-- START --
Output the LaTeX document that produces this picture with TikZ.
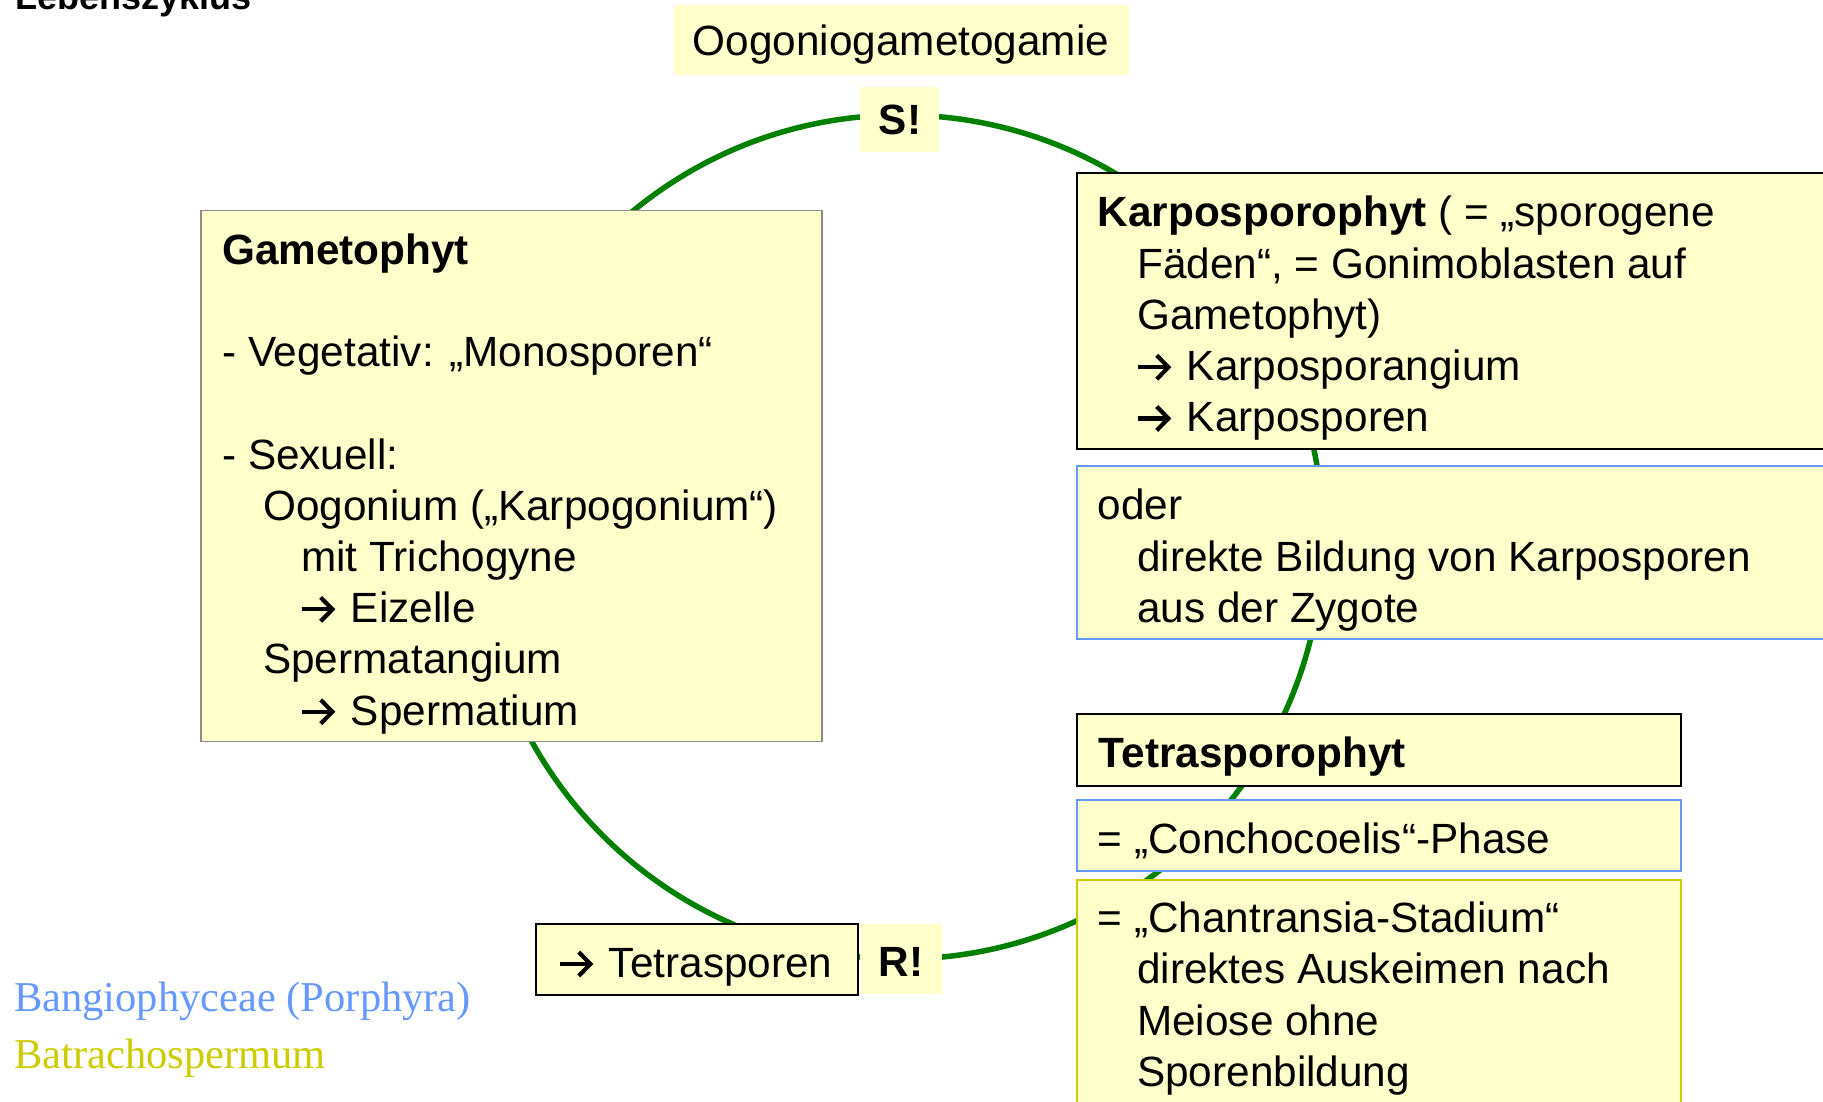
\documentclass[tikz,border=0pt]{standalone}
\usepackage{fontspec}
\setmainfont{Liberation Sans}
\newfontfamily\legendfont{Liberation Serif}
\newcommand\myarr{\tikz[x=1pt,y=1pt,baseline=0pt]{\useasboundingbox (0,0) rectangle (38,26);
  \draw[black, line width=4.2pt, line cap=butt] (0.5,13.3) -- (30,13.3);
  \draw[black, line width=4.2pt, line cap=butt, line join=miter] (19.5,25.2) -- (31.2,13.3) -- (19.5,1.4);}}
\newcommand\fsize{\fontsize{42.3}{51.2}\selectfont}
\definecolor{boxfill}{HTML}{FFFFCC}
\definecolor{cyclegreen}{HTML}{008000}
\definecolor{bluebord}{HTML}{6699FF}
\definecolor{yellowbord}{HTML}{CCCC00}
\begin{document}
\begin{tikzpicture}[x=1pt,y=-1pt,
  boxbase/.style={fill=boxfill, inner sep=0pt, outer sep=0pt, anchor=north west},
  blackbox/.style={boxbase, draw=black, line width=2.2pt},
  graybox/.style={boxbase, draw=black!45, line width=1.2pt},
  bluebox/.style={boxbase, draw=bluebord, line width=2pt},
  yellowbox/.style={boxbase, draw=yellowbord, line width=2pt},
  plainbox/.style={boxbase},
  txt/.style={anchor=north west, inner sep=0pt, align=left, font=\fsize},
  ctxt/.style={anchor=base, inner sep=0pt, font=\fsize},
  cycleline/.style={draw=cyclegreen, line width=5.5pt}
]
\useasboundingbox (0,0) rectangle (1823,1101);

% title (cut off at the top, as in the original)
\node[anchor=base west, inner sep=0pt, font=\fontsize{36}{43}\selectfont\bfseries] (title) at (15,9) {Lebenszyklus};

% life cycle
\coordinate (c) at (901,537);
\draw[cycleline] (c) circle[radius=422];

% boxes
\node[plainbox, minimum width=455pt, minimum height=69.5pt] (oogbox) at (674,5) {};
\node[plainbox, minimum width=79pt, minimum height=65pt] (sbox) at (860,87) {};
\node[plainbox, minimum width=82pt, minimum height=70pt] (rbox) at (860,924) {};
\node[graybox, minimum width=621pt, minimum height=531pt] (gambox) at (201,210.5) {};
\node[blackbox, minimum width=322pt, minimum height=71pt] (tsbox) at (536,924) {};
\node[blackbox, minimum width=770pt, minimum height=276pt] (karpbox) at (1076.6,173.2) {};
\node[bluebox, minimum width=770pt, minimum height=173pt] (oderbox) at (1076.6,466.2) {};
\node[blackbox, minimum width=604.5pt, minimum height=72pt] (tetrabox) at (1076.6,713.8) {};
\node[bluebox, minimum width=604.5pt, minimum height=71pt] (conchbox) at (1076.6,800) {};
\node[yellowbox, minimum width=604.5pt, minimum height=260pt] (chanbox) at (1076.6,880) {};

% texts
\node[ctxt] (oogtxt) at (901,55) {Oogoniogametogamie};
\node[ctxt, font=\fsize\bfseries] (stxt) at (900,134.5) {S!};
\node[ctxt, font=\fsize\bfseries] (rtxt) at (901,976.5) {R!};
\node[anchor=base west, inner sep=0pt, font=\fsize] (tstxt) at (559,977.3) {\myarr{} Tetrasporen};

\node[txt] (gamtxt) at (222,228.2) {\strut\textbf{Gametophyt}\\
\strut\\
- Vegetativ: „Monosporen“\\
\strut\\
- Sexuell:\\
\hspace*{41pt}Oogonium („Karpogonium“)\\
\hspace*{79pt}mit Trichogyne\\
\hspace*{79pt}\myarr{} Eizelle\\
\hspace*{41pt}Spermatangium\\
\hspace*{79pt}\myarr{} Spermatium};

\node[txt] (karptxt) at (1097.5,190.9) {\strut\textbf{Karposporophyt} ( = „sporogene\\
\hspace*{39.5pt}Fäden“, = Gonimoblasten auf\\
\hspace*{39.5pt}Gametophyt)\\
\hspace*{39.5pt}\myarr{} Karposporangium\\
\hspace*{39.5pt}\myarr{} Karposporen};

\node[txt] (odertxt) at (1097.5,483.9) {\strut oder\\
\hspace*{39.5pt}direkte Bildung von Karposporen\\
\hspace*{39.5pt}aus der Zygote};

\node[anchor=base west, inner sep=0pt, font=\fsize\bfseries] (tetratxt) at (1098.7,767.3) {Tetrasporophyt};
\node[anchor=base west, inner sep=0pt, font=\fsize] (conchtxt) at (1097.5,853.4) {= „Conchocoelis“-Phase};

\node[txt] (chantxt) at (1097.5,896.6) {\strut = „Chantransia-Stadium“\\
\hspace*{39.5pt}direktes Auskeimen nach\\
\hspace*{39.5pt}Meiose ohne\\
\hspace*{39.5pt}Sporenbildung};

% legend
\node[anchor=base west, inner sep=0pt, font=\legendfont\fontsize{42.5}{50}\selectfont, text=bluebord] (leg1) at (14,1011) {Bangiophyceae (Porphyra)};
\node[anchor=base west, inner sep=0pt, font=\legendfont\fontsize{42.5}{50}\selectfont, text=yellowbord] (leg2) at (14,1068) {Batrachospermum};
\end{tikzpicture}
\end{document}
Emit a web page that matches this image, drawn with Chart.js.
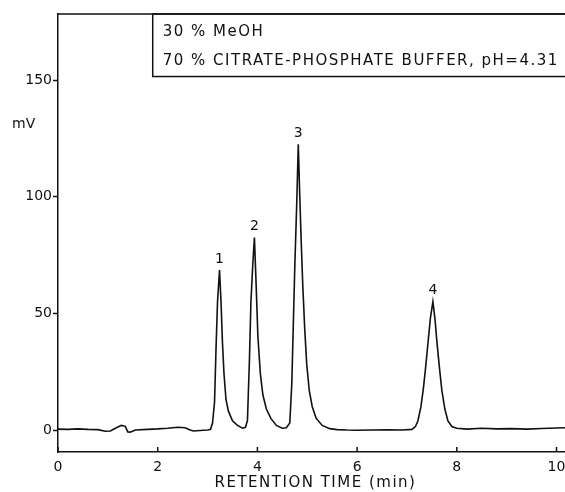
<!DOCTYPE html>
<html>
<head>
<meta charset="utf-8">
<script src="https://cdn.jsdelivr.net/npm/chart.js@4.4.1/dist/chart.umd.min.js"></script>
<style>
  html, body { margin: 0; padding: 0; background: #fff; }
  #wrap { width: 565px; height: 492px; }
</style>
</head>
<body>
<div id="wrap"><canvas id="chrom"></canvas></div>
<script>
// retention time (min) and detector signal (mV)
const times = [
  0.0, 0.2, 0.4, 0.6, 0.8, 0.95, 1.05, 1.15, 1.27, 1.35, 1.4, 1.45, 1.55, 1.8, 2.0, 2.2, 2.4, 2.55, 2.65, 2.72, 2.85, 3.0, 3.06,
  3.1, 3.14, 3.17, 3.2, 3.24, 3.27, 3.3, 3.33, 3.37, 3.42, 3.5, 3.6, 3.7, 3.76,
  3.8, 3.84, 3.87, 3.91, 3.94, 3.97, 4.01, 4.06, 4.11, 4.18, 4.27, 4.38, 4.5, 4.58,
  4.65, 4.69, 4.72, 4.75, 4.79, 4.82, 4.85, 4.88, 4.91, 4.95, 4.99, 5.04, 5.1, 5.18, 5.3, 5.45, 5.6, 5.8, 6.0, 6.3, 6.6, 6.9, 7.1,
  7.17, 7.22, 7.28, 7.33, 7.37, 7.42, 7.47, 7.52, 7.56, 7.6, 7.65, 7.7, 7.76, 7.82, 7.9, 8.0, 8.2, 8.5, 8.8, 9.1, 9.4, 9.7, 10.0, 10.2
];
const signal = [
  0.4, 0.3, 0.5, 0.3, 0.2, -0.5, -0.4, 0.8, 2.0, 1.6, -0.8, -0.9, 0.0, 0.3, 0.5, 0.8, 1.2, 1.0, 0.0, -0.4, -0.2, 0.0, 0.3,
  3, 12, 35, 55, 68.6, 55, 37, 24, 13, 8, 4, 2, 0.8, 1.2,
  4, 30, 55, 72, 82.5, 65, 40, 24, 15, 9, 5, 2, 0.8, 1.0,
  3, 20, 45, 70, 98, 122.5, 100, 80, 62, 43, 28, 17, 10, 5, 2, 0.6, 0.2, 0.0, -0.1, 0.0, 0.1, 0.0, 0.3,
  1.5, 4, 10, 18, 26, 37, 48, 55, 48, 38, 27, 17, 9, 4, 1.5, 0.8, 0.4, 0.8, 0.5, 0.6, 0.4, 0.7, 0.9, 1.0
];

const peakNames = ["1", "2", "3", "4"];
const peakTimes = [3.24, 3.94, 4.82, 7.52];
const peakHeights = [68.6, 82.5, 122.5, 55];

const xTicks = [0, 2, 4, 6, 8, 10];
const yTicks = [0, 50, 100, 150];

const boxLines = ["30 % MeOH", "70 % CITRATE-PHOSPHATE BUFFER, pH=4.31"];
const yUnit = "mV";
const xTitle = "RETENTION TIME (min)";

const ink = "#111";
const font = "DejaVu Sans";

// peak numbers, inward x ticks, top frame, condition box, axis titles
const annotations = {
  id: "annotations",
  afterDraw(chart) {
    const { ctx, chartArea, scales } = chart;
    const x = scales.x, y = scales.y;
    ctx.save();
    ctx.strokeStyle = ink;
    ctx.fillStyle = ink;
    ctx.lineWidth = 1.5;

    ctx.beginPath();
    ctx.moveTo(chartArea.left, chartArea.top);
    ctx.lineTo(chartArea.right, chartArea.top);
    xTicks.forEach(v => {
      const px = x.getPixelForValue(v);
      ctx.moveTo(px, chartArea.bottom);
      ctx.lineTo(px, chartArea.bottom - 5);
    });
    ctx.stroke();

    ctx.font = "14px '" + font + "'";
    ctx.textAlign = "center";
    ctx.textBaseline = "bottom";
    peakNames.forEach((n, i) => {
      ctx.fillText(n, x.getPixelForValue(peakTimes[i]), y.getPixelForValue(peakHeights[i]) - 4);
    });

    ctx.textAlign = "left";
    ctx.textBaseline = "middle";
    ctx.fillText(yUnit, 12, y.getPixelForValue(131));

    ctx.font = "15px '" + font + "'";
    ctx.letterSpacing = "1.5px";
    ctx.textAlign = "center";
    ctx.fillText(xTitle, (chartArea.left + chartArea.right) / 2 + 4, 483);

    // condition box in the top right corner
    const bx = x.getPixelForValue(1.9);
    const by = y.getPixelForValue(151.5);
    ctx.strokeRect(bx, chartArea.top, chart.width - bx + 5, by - chartArea.top);
    ctx.textAlign = "left";
    ctx.fillText(boxLines[0], bx + 10, chartArea.top + 18);
    ctx.fillText(boxLines[1], bx + 10, chartArea.top + 47);
    ctx.restore();
  }
};

new Chart(document.getElementById("chrom"), {
  type: "line",
  data: {
    datasets: [{
      data: times.map((t, i) => ({ x: t, y: signal[i] })),
      borderColor: ink,
      borderWidth: 1.6,
      pointRadius: 0,
      tension: 0,
      fill: false
    }]
  },
  options: {
    responsive: true,
    maintainAspectRatio: false,
    animation: false,
    layout: { padding: { top: 14, left: 0, right: 0, bottom: 0 } },
    plugins: { legend: { display: false }, tooltip: { enabled: false } },
    scales: {
      x: {
        type: "linear",
        min: 0,
        max: 10.17,
        afterBuildTicks: s => { s.ticks = xTicks.map(v => ({ value: v })); },
        afterFit: s => { s.height = 40; s.paddingRight = 0; s.paddingLeft = 0; },
        grid: { display: false, drawTicks: false },
        border: { display: true, color: ink, width: 1.5 },
        ticks: { color: ink, font: { family: font, size: 14 }, padding: 7, maxRotation: 0 }
      },
      y: {
        min: -9.4,
        max: 178.3,
        afterBuildTicks: s => { s.ticks = yTicks.map(v => ({ value: v })); },
        afterFit: s => { s.width = 58; },
        grid: { drawOnChartArea: false, drawTicks: true, tickLength: 5, color: ink, tickWidth: 1.5 },
        border: { display: true, color: ink, width: 1.5 },
        ticks: { color: ink, font: { family: font, size: 14 }, padding: 1 }
      }
    }
  },
  plugins: [annotations]
});
</script>
</body>
</html>
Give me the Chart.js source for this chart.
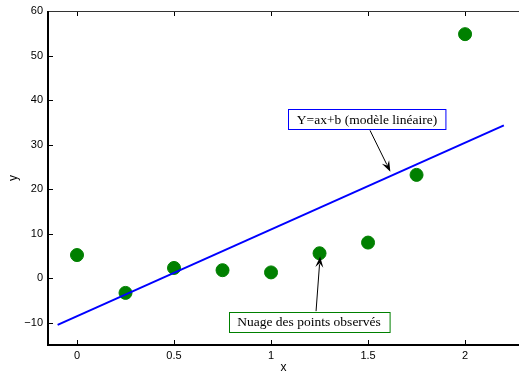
-- END --
## Exercise directions
Pull out all lines from the entries above that include the word "this".

## Task answer
Output the LaTeX document that produces this picture with TikZ.
Emit a web page that matches this image, drawn with Chart.js.
Give me the Chart.js source for this chart.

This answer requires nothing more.